Europe struck a tentative agreement on Friday on historic regulations pertaining to the use of artificial intelligence by the European Union, including how governments can use AI for biometric monitoring and how to control ChatGPT and other AI systems.
The political accord positions the EU to become the first global power to pass AI-related legislation. Following an almost 24-hour debate the day before, roughly 15 hours of negotiations resulted in the agreement reached on Friday between EU member states and members of the European Parliament.
The two sides are set to hash out details in the coming days, which could change the shape of the final legislation.
“Europe has positioned itself as a pioneer, understanding the importance of its role as a global standard setter. This is yes, I believe, a historical day,” European Commissioner Thierry Breton told a press conference.
The accord requires foundation models such as ChatGPT and general purpose AI systems (GPAI) to comply with transparency obligations before they are put on the market. These include drawing up technical documentation, complying with EU copyright law and disseminating detailed summaries about the content used for training.

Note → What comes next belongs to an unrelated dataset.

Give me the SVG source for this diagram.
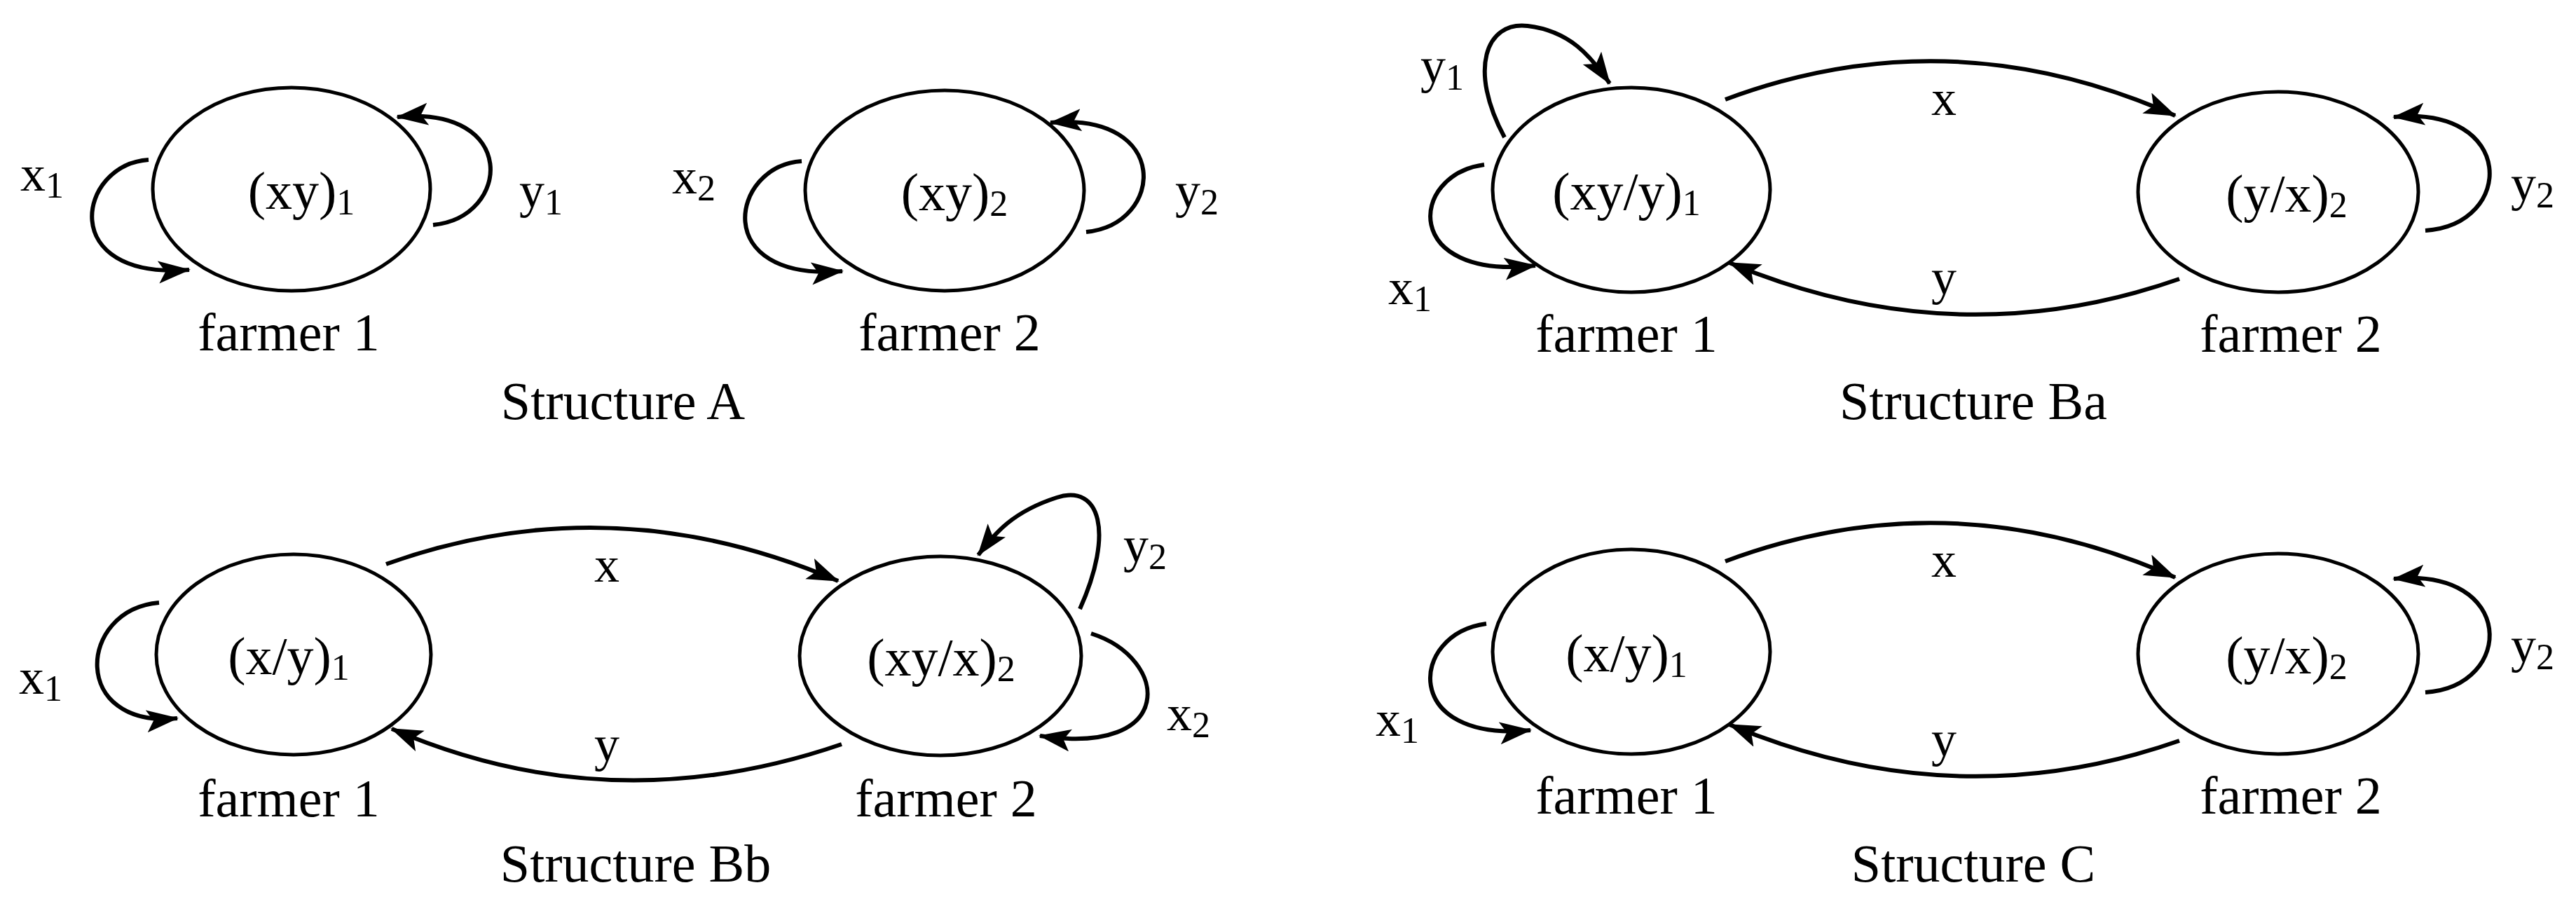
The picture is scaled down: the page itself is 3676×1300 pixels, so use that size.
<svg xmlns="http://www.w3.org/2000/svg" width="3676" height="1300" viewBox="0 0 3676 1300">
<style>
text{font-family:"Liberation Serif","Times New Roman",serif;fill:#000}
.n{font-size:76px;text-anchor:middle;dominant-baseline:central}
.l{font-size:72px;text-anchor:middle;dominant-baseline:central}
.f{font-size:76px;text-anchor:middle}
.s{font-size:52px}
ellipse{fill:none;stroke:#000;stroke-width:5}
.c{fill:none;stroke:#000;stroke-width:6;marker-end:url(#ah)}
</style>
<defs>
<marker id="ah" markerUnits="userSpaceOnUse" markerWidth="50" markerHeight="36" refX="44" refY="16" orient="auto">
<path d="M0,0 L46,16 L0,32 L10,16 z" fill="#000"/>
</marker>
</defs>
<rect width="3676" height="1300" fill="#fff"/>
<!-- Structure A -->
<g id="A-farmer1"><ellipse cx="416" cy="270" rx="198" ry="145"/><text class="n" x="430" y="272">(xy)<tspan class="s" dy="16">1</tspan></text><text class="f" x="412" y="500">farmer 1</text></g>
<g id="A-farmer2"><ellipse cx="1348" cy="272" rx="199" ry="143"/><text class="n" x="1362" y="274">(xy)<tspan class="s" dy="16">2</tspan></text><text class="f" x="1355" y="500">farmer 2</text></g>
<g id="A-connectors">
<path class="c" d="M212,228 C110,235 80,400 270,385"/>
<path class="c" d="M618,321 C730,310 740,150 567,167"/>
<path class="c" d="M1144,230 C1042,237 1012,402 1202,387"/>
<path class="c" d="M1550,331 C1662,320 1672,160 1499,175"/>
<text class="l" x="60" y="248">x<tspan class="s" dy="16">1</tspan></text>
<text class="l" x="772" y="272">y<tspan class="s" dy="16">1</tspan></text>
<text class="l" x="990" y="252">x<tspan class="s" dy="16">2</tspan></text>
<text class="l" x="1708" y="272">y<tspan class="s" dy="16">2</tspan></text>
</g>
<text class="f" x="889" y="598">Structure A</text>
<!-- Structure Ba -->
<g id="Ba-farmer1"><ellipse cx="2328" cy="271" rx="198" ry="146"/><text class="n" x="2321" y="273">(xy/y)<tspan class="s" dy="16">1</tspan></text><text class="f" x="2321" y="502">farmer 1</text></g>
<g id="Ba-farmer2"><ellipse cx="3251" cy="274" rx="200" ry="143"/><text class="n" x="3263" y="276">(y/x)<tspan class="s" dy="16">2</tspan></text><text class="f" x="3269" y="502">farmer 2</text></g>
<g id="Ba-connectors">
<path class="c" d="M2462,142 Q2783,22 3104,165"/>
<path class="c" d="M3110,398 Q2790,510 2468,375"/>
<path class="c" d="M2118,235 C2010,250 2000,400 2191,379"/>
<path class="c" d="M2147,196 C2095,100 2120,30 2180,37 S2270,80 2297,119"/>
<path class="c" d="M3461,329 C3590,320 3590,150 3416,167"/>
<text class="l" x="2774" y="140">x</text>
<text class="l" x="2774" y="396">y</text>
<text class="l" x="2058" y="94">y<tspan class="s" dy="16">1</tspan></text>
<text class="l" x="2012" y="410">x<tspan class="s" dy="16">1</tspan></text>
<text class="l" x="3614" y="262">y<tspan class="s" dy="16">2</tspan></text>
</g>
<text class="f" x="2816" y="598">Structure Ba</text>
<!-- Structure Bb -->
<g id="Bb-farmer1"><ellipse cx="419" cy="934" rx="196" ry="143"/><text class="n" x="412" y="936">(x/y)<tspan class="s" dy="16">1</tspan></text><text class="f" x="412" y="1165">farmer 1</text></g>
<g id="Bb-farmer2"><ellipse cx="1342" cy="936" rx="201" ry="142"/><text class="n" x="1343" y="938">(xy/x)<tspan class="s" dy="16">2</tspan></text><text class="f" x="1350" y="1165">farmer 2</text></g>
<g id="Bb-connectors">
<path class="c" d="M551,805 Q872,690 1196,829"/>
<path class="c" d="M1201,1062 Q872,1175 559,1040"/>
<path class="c" d="M227,860 C110,870 100,1040 253,1025"/>
<path class="c" d="M1541,869 C1590,760 1570,690 1508,710 S1420,760 1396,792"/>
<path class="c" d="M1557,904 C1670,940 1680,1080 1484,1050"/>
<text class="l" x="866" y="806">x</text>
<text class="l" x="866" y="1062">y</text>
<text class="l" x="58" y="966">x<tspan class="s" dy="16">1</tspan></text>
<text class="l" x="1634" y="778">y<tspan class="s" dy="16">2</tspan></text>
<text class="l" x="1696" y="1018">x<tspan class="s" dy="16">2</tspan></text>
</g>
<text class="f" x="907" y="1258">Structure Bb</text>
<!-- Structure C -->
<g id="C-farmer1"><ellipse cx="2328" cy="930" rx="198" ry="146"/><text class="n" x="2321" y="932">(x/y)<tspan class="s" dy="16">1</tspan></text><text class="f" x="2321" y="1161">farmer 1</text></g>
<g id="C-farmer2"><ellipse cx="3251" cy="933" rx="200" ry="143"/><text class="n" x="3263" y="935">(y/x)<tspan class="s" dy="16">2</tspan></text><text class="f" x="3269" y="1161">farmer 2</text></g>
<g id="C-connectors">
<path class="c" d="M2462,801 Q2783,681 3104,824"/>
<path class="c" d="M3110,1057 Q2790,1169 2468,1034"/>
<path class="c" d="M2121,890 C2010,905 2000,1060 2184,1042"/>
<path class="c" d="M3461,988 C3590,979 3590,809 3416,826"/>
<text class="l" x="2774" y="799">x</text>
<text class="l" x="2774" y="1055">y</text>
<text class="l" x="1994" y="1026">x<tspan class="s" dy="16">1</tspan></text>
<text class="l" x="3614" y="921">y<tspan class="s" dy="16">2</tspan></text>
</g>
<text class="f" x="2816" y="1258">Structure C</text>
</svg>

High-impact foundation models with systemic risk will have to conduct model evaluations, assess and mitigate systemic risks, conduct adversarial testing, report to the European Commission on serious incidents, ensure cybersecurity and report on their energy efficiency.
GPAIs with systemic risk may rely on codes of practice to comply with the new regulation.
Governments can only use real-time biometric surveillance in public spaces in cases of victims of certain crimes, prevention of genuine, present, or foreseeable threats, such as terrorist attacks, and searches for people suspected of the most serious crimes.
The agreement bans cognitive behavioural manipulation, the untargeted scrapping of facial images from the internet or CCTV footage, social scoring and biometric categorisation systems to infer political, religious, philosophical beliefs, sexual orientation and race.
Consumers would have the right to launch complaints and receive meaningful explanations while fines for violations would range from 7.5 million euros ($8.1 million) or 1.5% of turnover to 35 million euros or 7% of global turnover.
Business group DigitalEurope criticised the rules as yet another burden for companies, on top of other recent legislation.
“We have a deal, but at what cost? We fully supported a risk-based approach based on the uses of AI, not the technology itself, but the last-minute attempt to regulate foundation models has turned this on its head,” its Director General Cecilia Bonefeld-Dahl said.
Privacy rights group European Digital Rights was equally critical.
“It’s hard to be excited about a law which has, for the first time in the EU, taken steps to legalise live public facial recognition across the bloc,” its senior policy advisor Ella Jakubowska said.
“Whilst the Parliament fought hard to limit the damage, the overall package on biometric surveillance and profiling is at best lukewarm.”
The legislation is expected to enter into force early next year once both sides formally ratify it and should apply two years after that.
Governments around the world are seeking to balance the advantages of the technology, which can engage in human-like conversations, answer questions and write computer code, against the need to put guardrails in place.
Europe’s ambitious AI rules come as companies like OpenAI, in which Microsoft is an investor, continue to discover new uses for their technology, triggering both plaudits and concerns. Google owner Alphabet on Thursday launched a new AI model, Gemini, to rival OpenAI.
The EU law could become the blueprint for other governments and an alternative to the United States’ light-touch approach and China’s interim rules.